Afinal, a coexistência de tais valores ficou bem clara no preâmbulo de nossa Carta Constitucional, que assim estabeleceu:
“Nós, representantes do povo brasileiro, reunidos em Assembleia Nacional Constituinte para instituir um Estado Democrático, destinado a assegurar o exercício dos direitos sociais e individuais, a liberdade, a segurança, o bem-estar, o desenvolvimento, a igualdade e a justiça como valores supremos de uma sociedade fraterna, pluralista e sem preconceitos, fundada na harmonia social e comprometida, na ordem interna e internacional.”
Então, voltando à declaração do ministro Alexandre de Moraes, diante do rol de direitos e valores constitucionais, não há violação ao direito à liberdade de expressão a imposição de penalidade àqueles de propagam discursos de ódio, agem de forma contrária ao Estado Democrático de Direito e se utilizam do direito de se expressar para agredir pessoas e grupos.

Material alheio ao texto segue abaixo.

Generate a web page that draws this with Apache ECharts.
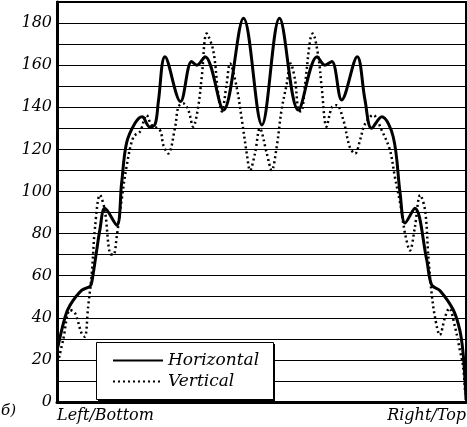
<!DOCTYPE html>
<html><head><meta charset="utf-8">
<script src="https://cdn.jsdelivr.net/npm/echarts@6/dist/echarts.min.js"></script>
<style>html,body{margin:0;padding:0;background:#fff}#c{width:467px;height:427px}</style>
</head><body><div id="c"></div>
<script>
// positions along the profile, % of width (0 = Left/Bottom, 100 = Right/Top)
const posH = [0.2,2.0,3.2,6.0,8.1,8.6,9.7,10.5,11.7,14.6,15.8,17.0,19.1,20.8,22.7,24.0,24.8,26.4,30.2,32.9,34.2,36.2,40.7,45.6,50.1,54.4,59.0,63.6,65.5,67.2,69.6,73.4,75.3,76.9,79.4,82.2,83.9,85.1,87.5,90.4,91.6,93.6,96.9,98.5,99.3,99.8,100];
const valH = [26,40.5,46,53,55,58,72,82,92,84,104,123,132.5,135.5,130.6,132,143,164,142.7,161.7,160,164,138.7,182.3,131.6,182.3,138.7,164,160,161.7,143.5,164,143.5,130,135.5,126,99,85,92,67.5,55.6,53,43.7,34,23,9,1];
const posV = [0.5,1.5,3.2,4.4,6.0,6.8,7.6,8.5,9.3,10.5,11.7,12.9,13.8,14.6,15.8,17.0,18.7,20.3,21.9,23.1,25.2,26.0,27.2,28.9,29.7,30.9,32.1,33.3,34.5,35.4,36.6,38.2,39.4,40.3,41.5,42.3,43.9,45.2,46.4,47.2,48.4,49.6,51.3,52.5,53.7,54.9,56.2,57.1,58.2,59.0,59.7,60.6,61.9,62.5,63.9,64.7,65.9,67.2,68.4,70.0,71.6,72.9,74.1,75.3,77.3,79.4,81.4,82.6,83.9,85.1,86.3,87.5,88.8,90.0,90.8,91.6,92.4,93.6,94.9,95.9,97.3,98.5,99.3,99.8];
const valV = [21,29.5,43.7,42.3,32.7,31,45,61,83,98.3,91,70.6,70,78.5,96,111.8,126,128.4,136.3,131.6,129,122,118,130.8,140.3,141.8,138.7,130.8,140,154.5,175,167,146.7,138,151.4,160.8,149.8,134,118,110,118,130,118,110,121,138.7,151.4,160.8,153,138.7,138,150,172,175,164,149.8,130.8,140,141,134,121,118,124.5,132,136.3,129,119.7,107,94.4,80,72,83,98.3,91,69,51.6,40.5,31.8,40.5,44.5,35.8,24.7,16.8,4];
const seriesNames = ['Horizontal','Vertical'];
const yTicks = [0,20,40,60,80,100,120,140,160,180];
const xEndLabels = ['Left/Bottom','Right/Top'];
const panelLabel = 'б)';

const FONT = '"DejaVu Serif", serif';
const zip = (a,b) => a.map((x,i)=>[x,b[i]]);
const chart = echarts.init(document.getElementById('c'), null, {renderer:'canvas'});
chart.setOption({
  animation:false,
  backgroundColor:'#fff',
  grid:{left:57,right:1,top:2,bottom:25,show:true,borderColor:'#000',borderWidth:2,containLabel:false},
  xAxis:{type:'value',min:0,max:100,axisLabel:{show:false},axisTick:{show:false},splitLine:{show:false},
    axisLine:{show:true,onZero:false,lineStyle:{color:'#000',width:3}}},
  yAxis:{type:'value',min:0,max:190,interval:10,
    axisLine:{show:true,lineStyle:{color:'#000',width:3}},axisTick:{show:false},
    splitLine:{show:true,lineStyle:{color:'#000',width:1}},
    axisLabel:{color:'#000',fontFamily:FONT,fontStyle:'italic',fontSize:16,margin:5,
      formatter:v=>yTicks.indexOf(v)>=0?String(v):''}},
  legend:{data:seriesNames,orient:'vertical',left:112,top:352,z:20,
    padding:0,itemWidth:50,itemHeight:14,itemGap:4,
    itemStyle:{opacity:0,borderWidth:0},
    textStyle:{color:'#000',fontFamily:FONT,fontStyle:'italic',fontSize:17,lineHeight:14}},
  graphic:[
    {type:'rect',z:15,shape:{x:98,y:344,width:177,height:57},style:{fill:'#000'}},
    {type:'rect',z:16,shape:{x:96.5,y:342.5,width:177,height:57},style:{fill:'#fff',stroke:'#000',lineWidth:1}},
    {type:'text',left:57,top:408,style:{text:xEndLabels[0],fill:'#000',font:'italic 16px '+FONT}},
    {type:'text',right:1,top:408,style:{text:xEndLabels[1],fill:'#000',font:'italic 16px '+FONT}},
    {type:'text',left:1,top:404,style:{text:panelLabel,fill:'#000',font:'italic 15px '+FONT}}
  ],
  series:[
    {name:seriesNames[0],type:'line',data:zip(posH,valH),smooth:0.35,symbol:'none',
      lineStyle:{color:'#000',width:3,type:'solid'},itemStyle:{color:'#000'},z:3},
    {name:seriesNames[1],type:'line',data:zip(posV,valV),smooth:0.35,symbol:'none',
      lineStyle:{color:'#000',width:2.5,type:[2,3]},itemStyle:{color:'#000'},z:2}
  ]
});
</script></body></html>
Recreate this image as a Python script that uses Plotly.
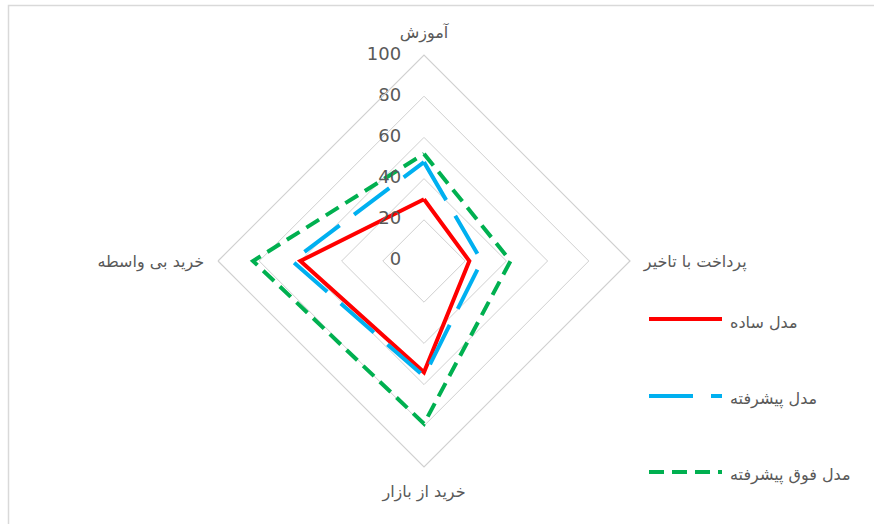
import plotly.graph_objects as go

categories = ["آموزش", "پرداخت با تاخیر", "خرید از بازار", "خرید بی واسطه"]
series_names = ["مدل ساده", "مدل پیشرفته", "مدل فوق پیشرفته"]
simple_vals = [30, 22, 54, 60]
advanced_vals = [48, 28, 56, 64]
super_vals = [52, 42, 79, 83]
radial_ticks = [0, 20, 40, 60, 80, 100]

colors = ["#ff0000", "#00b0f0", "#00b050"]
dashes = ["solid", "44px,18px", "15px,8px"]
all_vals = [simple_vals, advanced_vals, super_vals]

W, H = 874, 524
NB = "\u00a0"
fig = go.Figure()
for name, vals, col, dsh in zip(series_names, all_vals, colors, dashes):
    fig.add_trace(go.Scatterpolar(
        r=vals + vals[:1], theta=categories + categories[:1], mode="lines",
        name=name, line=dict(color=col, width=4, dash=dsh), showlegend=False))

# radial tick labels, placed on the first axis through the polar scale
# (plotly skips points at exactly r=0, so the centre label sits a hair off it)
fig.add_trace(go.Scatterpolar(
    r=[max(v, 0.05) for v in radial_ticks], theta=[categories[0]] * len(radial_ticks),
    mode="text", text=[str(v) + NB * 4 for v in radial_ticks], textposition="middle left",
    textfont=dict(size=18, color="#595959", family="DejaVu Sans"),
    cliponaxis=False, showlegend=False, hoverinfo="skip"))

cx, cy, R = 424, 261, 206
fig.update_layout(
    width=W, height=H, margin=dict(l=0, r=0, t=0, b=0),
    paper_bgcolor="white", plot_bgcolor="white",
    font=dict(family="DejaVu Sans", color="#595959"),
    polar=dict(
        domain=dict(x=[(cx - R) / W, (cx + R) / W], y=[(H - cy - R) / H, (H - cy + R) / H]),
        gridshape="linear", bgcolor="white",
        radialaxis=dict(range=[0, 100], tickvals=radial_ticks, angle=90,
                        showline=False, gridcolor="#d0d0d0", gridwidth=1.2, ticks="",
                        showticklabels=False),
        angularaxis=dict(direction="clockwise", rotation=90, showgrid=False,
                         linecolor="#d0d0d0", linewidth=1.2, ticks="outside", ticklen=10,
                         tickcolor="rgba(0,0,0,0)",
                         tickfont=dict(size=16, color="#595959", family="DejaVu Sans")),
    ),
)

# legend drawn manually
leg_y = [319, 396, 472]
shapes = [dict(type="rect", xref="paper", yref="paper", x0=8.5 / W, x1=1.02, y0=-0.02,
               y1=1 - 5.5 / H, line=dict(color="#d9d9d9", width=1.5))]
annotations = []
for name, col, dsh, y in zip(series_names, colors, dashes, leg_y):
    shapes.append(dict(type="line", xref="paper", yref="paper", x0=649 / W, x1=722 / W,
                       y0=1 - y / H, y1=1 - y / H,
                       line=dict(color=col, width=4, dash=dsh)))
    annotations.append(dict(xref="paper", yref="paper", x=728 / W, y=1 - (y + 3) / H,
                            text=name, showarrow=False, xanchor="left", yanchor="middle",
                            font=dict(size=16, color="#595959", family="DejaVu Sans")))
fig.update_layout(shapes=shapes, annotations=annotations)

fig.write_html("out.html", config={"displayModeBar": False},
               post_script=["document.body.style.margin='0px';"])
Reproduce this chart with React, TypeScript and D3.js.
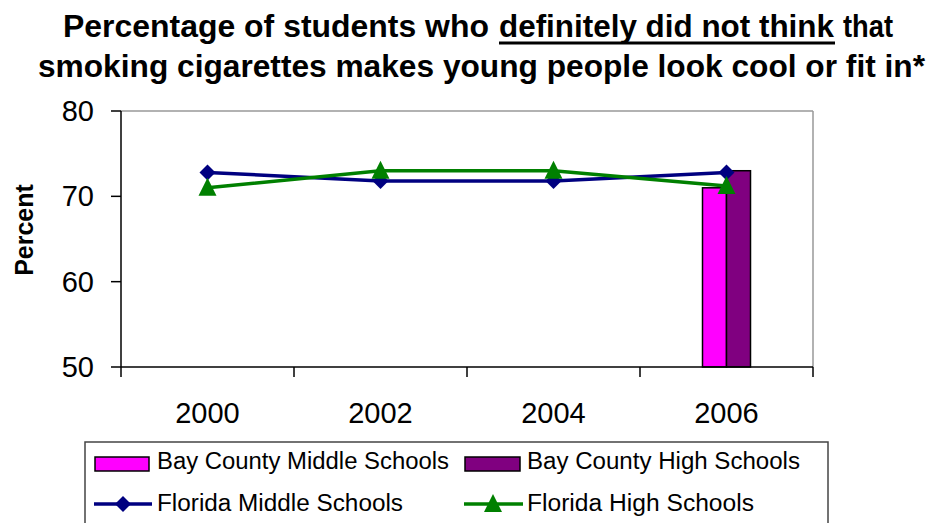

De modo que a liberdade de expressão não é cheque em branco. Não se trata de salvo-conduto para que sejam violados outros direitos de mesmo status constitucional e de igual importância ao nosso ordenamento jurídico. A coexistência e harmonização dos valores é a principal chave para a aplicação dos direitos humanos fundamentais.
Por essa razão, não há censura ao se considerar que o direito à liberdade de expressão não é ilimitado e não cabe o uso de tal liberdade para violação a preceitos de mesma estatura e importância constitucional, ou seja, a dignidade da pessoa humana, a paz e a igualdade.
É que a plenitude do direito à liberdade de expressão nos obriga a situá-lo entre os demais direitos constitucionais, assegurando que tal liberdade seja exercida sem violação aos valores fundantes do nosso Estado Democrático de Direito.
[1] HOBSBAWM, Eric. A era dos extremos – o breve século XX: 1914-1991. 2ª ed. São Paulo: Companhia das Letras, 1995, p. 98 e 113/114.
[2] ALEXY, Robert. Teoria dos direitos fundamentais. Tradução de Virgílio Afonso da Silva. São Paulo: Malheiros, 2008, p. 337.